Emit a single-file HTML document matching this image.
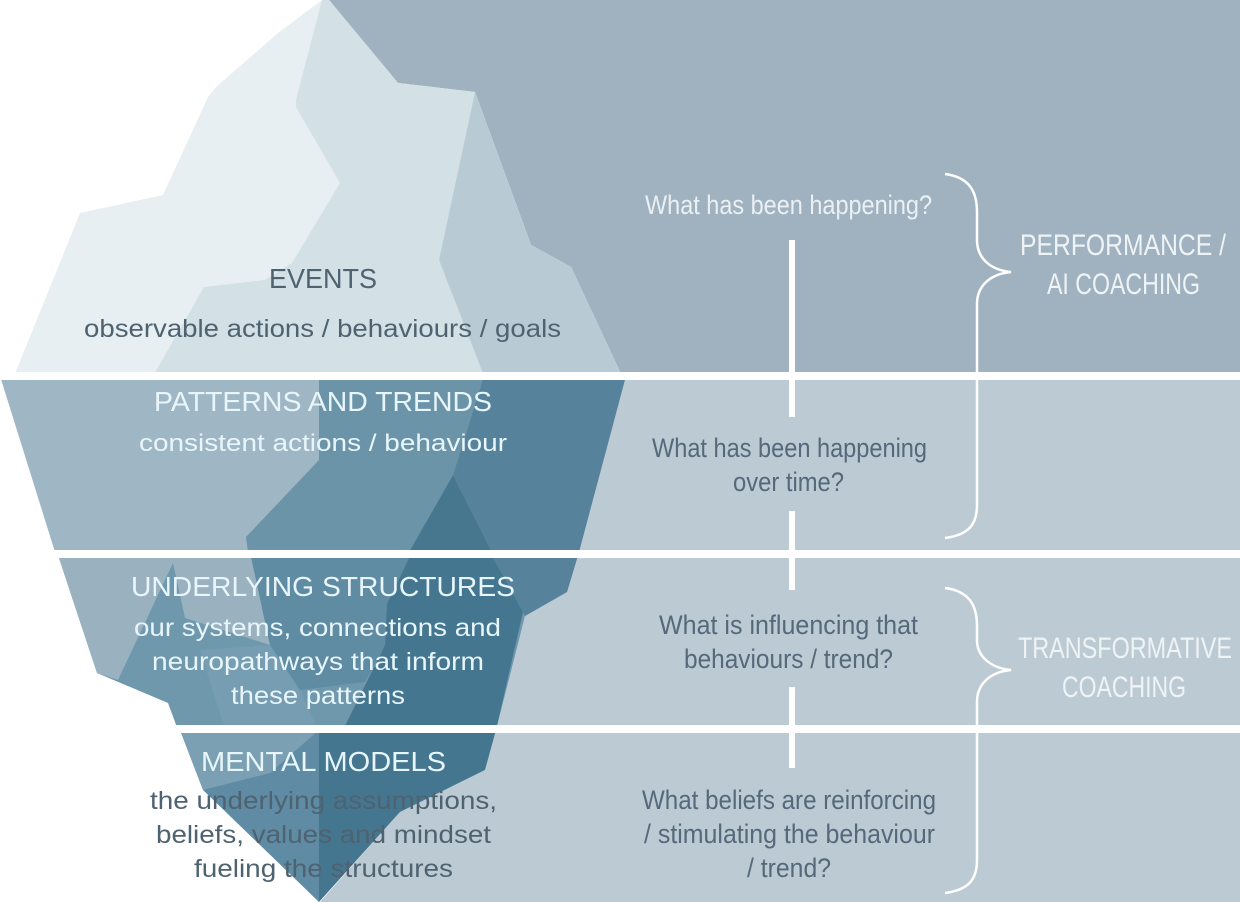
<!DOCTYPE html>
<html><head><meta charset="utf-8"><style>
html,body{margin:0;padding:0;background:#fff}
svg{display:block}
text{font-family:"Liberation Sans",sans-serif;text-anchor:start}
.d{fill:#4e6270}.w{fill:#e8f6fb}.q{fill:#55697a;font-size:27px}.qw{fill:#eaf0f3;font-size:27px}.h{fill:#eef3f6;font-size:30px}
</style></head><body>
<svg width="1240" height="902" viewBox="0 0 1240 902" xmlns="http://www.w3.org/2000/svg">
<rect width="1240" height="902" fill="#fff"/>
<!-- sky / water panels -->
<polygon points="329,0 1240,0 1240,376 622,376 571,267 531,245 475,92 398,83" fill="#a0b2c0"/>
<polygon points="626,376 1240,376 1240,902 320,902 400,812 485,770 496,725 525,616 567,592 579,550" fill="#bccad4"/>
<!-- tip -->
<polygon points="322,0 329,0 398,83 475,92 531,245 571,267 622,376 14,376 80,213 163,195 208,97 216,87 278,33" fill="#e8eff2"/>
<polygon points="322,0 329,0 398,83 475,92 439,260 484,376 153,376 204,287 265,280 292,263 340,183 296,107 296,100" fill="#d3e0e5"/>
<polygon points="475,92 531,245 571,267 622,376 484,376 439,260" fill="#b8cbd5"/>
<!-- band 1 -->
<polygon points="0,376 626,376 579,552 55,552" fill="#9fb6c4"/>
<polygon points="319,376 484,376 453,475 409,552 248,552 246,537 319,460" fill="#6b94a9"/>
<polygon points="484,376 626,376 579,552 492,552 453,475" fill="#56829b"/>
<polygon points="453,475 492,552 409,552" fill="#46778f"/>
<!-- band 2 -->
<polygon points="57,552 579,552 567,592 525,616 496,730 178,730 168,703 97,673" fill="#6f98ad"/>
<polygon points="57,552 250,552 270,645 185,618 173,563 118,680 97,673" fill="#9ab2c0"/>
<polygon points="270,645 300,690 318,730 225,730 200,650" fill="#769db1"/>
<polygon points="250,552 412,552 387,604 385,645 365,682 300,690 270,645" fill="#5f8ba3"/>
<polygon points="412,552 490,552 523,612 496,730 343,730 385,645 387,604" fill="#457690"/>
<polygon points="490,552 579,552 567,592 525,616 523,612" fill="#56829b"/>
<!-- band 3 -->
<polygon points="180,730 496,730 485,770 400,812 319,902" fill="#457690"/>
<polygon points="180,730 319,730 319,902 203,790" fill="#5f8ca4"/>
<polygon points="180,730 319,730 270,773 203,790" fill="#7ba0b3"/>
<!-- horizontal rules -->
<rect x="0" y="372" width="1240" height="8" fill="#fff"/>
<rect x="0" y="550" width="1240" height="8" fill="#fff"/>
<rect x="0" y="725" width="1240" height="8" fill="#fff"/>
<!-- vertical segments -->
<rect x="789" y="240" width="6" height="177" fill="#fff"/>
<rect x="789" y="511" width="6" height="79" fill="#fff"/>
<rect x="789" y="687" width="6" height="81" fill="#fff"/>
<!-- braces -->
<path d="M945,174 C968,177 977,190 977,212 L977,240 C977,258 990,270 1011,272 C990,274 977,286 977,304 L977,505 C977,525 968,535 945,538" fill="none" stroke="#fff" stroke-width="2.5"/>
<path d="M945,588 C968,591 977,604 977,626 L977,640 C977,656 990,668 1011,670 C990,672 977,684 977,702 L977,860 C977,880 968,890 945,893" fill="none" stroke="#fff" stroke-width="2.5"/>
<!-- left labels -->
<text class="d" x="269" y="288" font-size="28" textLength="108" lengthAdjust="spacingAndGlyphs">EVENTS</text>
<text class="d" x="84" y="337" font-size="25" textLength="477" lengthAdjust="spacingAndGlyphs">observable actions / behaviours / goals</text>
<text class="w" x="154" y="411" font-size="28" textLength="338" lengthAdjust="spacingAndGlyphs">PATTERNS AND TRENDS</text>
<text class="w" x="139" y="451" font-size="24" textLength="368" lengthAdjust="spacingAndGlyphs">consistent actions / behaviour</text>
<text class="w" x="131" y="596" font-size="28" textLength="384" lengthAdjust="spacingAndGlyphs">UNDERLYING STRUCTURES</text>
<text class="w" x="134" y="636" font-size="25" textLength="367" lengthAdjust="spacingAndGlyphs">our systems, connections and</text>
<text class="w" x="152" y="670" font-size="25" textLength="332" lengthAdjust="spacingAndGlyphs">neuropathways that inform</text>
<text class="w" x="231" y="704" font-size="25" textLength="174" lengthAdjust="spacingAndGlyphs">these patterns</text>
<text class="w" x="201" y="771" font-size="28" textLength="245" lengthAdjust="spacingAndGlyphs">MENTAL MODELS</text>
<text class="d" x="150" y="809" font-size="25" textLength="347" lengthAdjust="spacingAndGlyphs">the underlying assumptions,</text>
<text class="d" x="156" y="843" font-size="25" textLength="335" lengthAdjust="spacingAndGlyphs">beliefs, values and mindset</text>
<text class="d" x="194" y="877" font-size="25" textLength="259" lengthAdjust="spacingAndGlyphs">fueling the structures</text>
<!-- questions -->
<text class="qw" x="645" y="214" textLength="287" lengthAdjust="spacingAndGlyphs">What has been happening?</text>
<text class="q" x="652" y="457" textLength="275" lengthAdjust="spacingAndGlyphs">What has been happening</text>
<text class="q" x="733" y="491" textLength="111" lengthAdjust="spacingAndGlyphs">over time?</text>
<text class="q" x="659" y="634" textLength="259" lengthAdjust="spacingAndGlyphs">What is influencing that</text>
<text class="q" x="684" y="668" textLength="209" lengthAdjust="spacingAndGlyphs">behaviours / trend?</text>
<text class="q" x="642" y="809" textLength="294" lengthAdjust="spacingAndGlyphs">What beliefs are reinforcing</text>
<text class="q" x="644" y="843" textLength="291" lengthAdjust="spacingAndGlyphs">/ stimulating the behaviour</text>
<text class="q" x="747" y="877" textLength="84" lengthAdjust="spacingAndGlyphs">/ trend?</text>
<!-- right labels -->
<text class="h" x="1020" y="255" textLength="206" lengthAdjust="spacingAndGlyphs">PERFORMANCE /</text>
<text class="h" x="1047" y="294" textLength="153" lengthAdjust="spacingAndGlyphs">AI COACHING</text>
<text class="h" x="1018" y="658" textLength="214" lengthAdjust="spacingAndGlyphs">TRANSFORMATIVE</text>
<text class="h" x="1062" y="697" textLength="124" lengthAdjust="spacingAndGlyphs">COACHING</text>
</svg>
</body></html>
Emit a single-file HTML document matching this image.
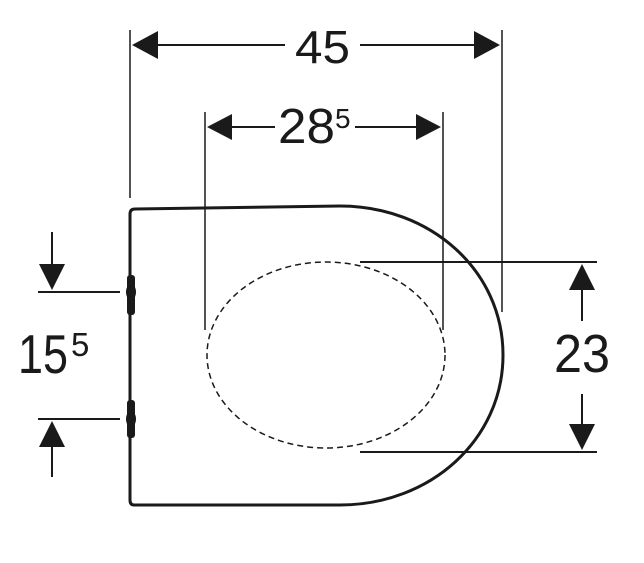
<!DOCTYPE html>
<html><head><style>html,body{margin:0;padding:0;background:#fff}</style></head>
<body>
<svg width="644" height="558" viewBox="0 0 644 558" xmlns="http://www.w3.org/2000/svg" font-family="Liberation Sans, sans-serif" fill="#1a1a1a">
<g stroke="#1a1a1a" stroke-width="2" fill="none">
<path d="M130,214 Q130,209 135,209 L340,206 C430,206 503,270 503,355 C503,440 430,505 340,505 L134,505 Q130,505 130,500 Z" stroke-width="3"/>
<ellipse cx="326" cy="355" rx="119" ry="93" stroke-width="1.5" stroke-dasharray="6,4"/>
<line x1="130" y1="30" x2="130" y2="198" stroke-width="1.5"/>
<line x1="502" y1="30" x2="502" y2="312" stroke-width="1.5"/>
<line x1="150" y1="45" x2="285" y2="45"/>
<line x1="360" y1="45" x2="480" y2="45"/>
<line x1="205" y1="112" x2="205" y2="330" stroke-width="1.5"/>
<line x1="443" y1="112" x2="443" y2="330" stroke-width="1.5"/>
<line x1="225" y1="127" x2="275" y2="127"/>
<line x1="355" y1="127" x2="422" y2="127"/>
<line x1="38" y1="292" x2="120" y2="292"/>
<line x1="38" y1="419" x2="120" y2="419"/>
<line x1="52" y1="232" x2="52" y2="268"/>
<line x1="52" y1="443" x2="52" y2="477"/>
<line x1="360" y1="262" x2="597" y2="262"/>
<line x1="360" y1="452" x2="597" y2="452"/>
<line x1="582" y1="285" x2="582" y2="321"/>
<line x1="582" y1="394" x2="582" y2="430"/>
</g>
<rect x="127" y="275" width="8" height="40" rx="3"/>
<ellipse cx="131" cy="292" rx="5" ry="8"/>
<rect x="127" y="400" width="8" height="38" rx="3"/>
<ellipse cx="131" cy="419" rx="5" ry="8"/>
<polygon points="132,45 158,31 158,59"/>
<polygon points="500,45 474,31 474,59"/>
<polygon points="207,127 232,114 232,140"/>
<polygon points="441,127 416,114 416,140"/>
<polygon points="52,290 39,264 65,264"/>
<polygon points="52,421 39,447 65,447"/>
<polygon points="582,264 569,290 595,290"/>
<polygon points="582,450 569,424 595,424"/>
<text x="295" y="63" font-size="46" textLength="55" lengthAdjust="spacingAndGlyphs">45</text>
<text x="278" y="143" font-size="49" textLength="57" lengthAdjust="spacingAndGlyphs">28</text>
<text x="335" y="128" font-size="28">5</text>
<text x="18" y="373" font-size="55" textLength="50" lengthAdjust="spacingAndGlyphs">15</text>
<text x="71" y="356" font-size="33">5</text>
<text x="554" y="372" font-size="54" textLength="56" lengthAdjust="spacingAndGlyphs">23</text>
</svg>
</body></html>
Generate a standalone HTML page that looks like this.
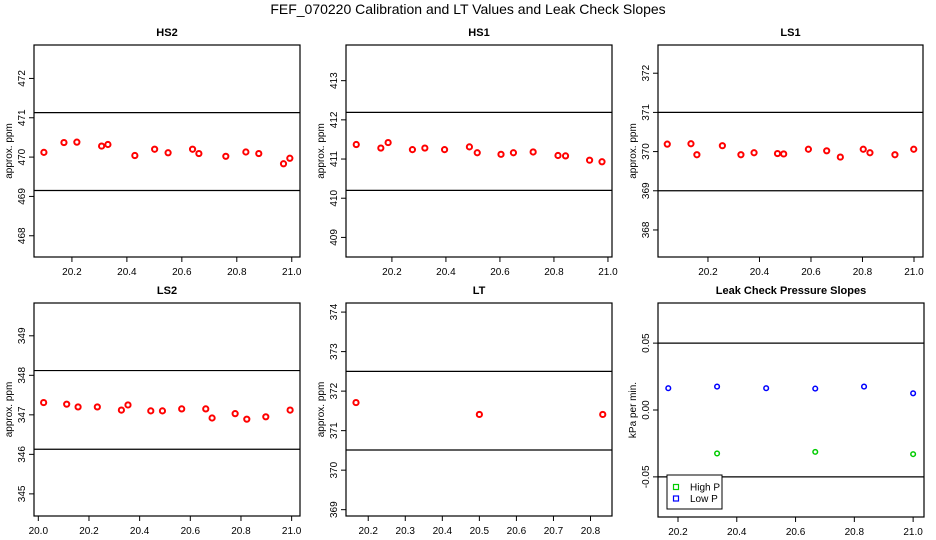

• • • • •

SET EXERCISE:
Search the data for "that" and list every line in which it occurs.

TASK RESPONSE:
<text class="w" x="152" y="670" font-size="25" textLength="332" lengthAdjust="spacingAndGlyphs">neuropathways that inform</text>
<text class="q" x="659" y="634" textLength="259" lengthAdjust="spacingAndGlyphs">What is influencing that</text>
Generate a standalone HTML page that looks like this.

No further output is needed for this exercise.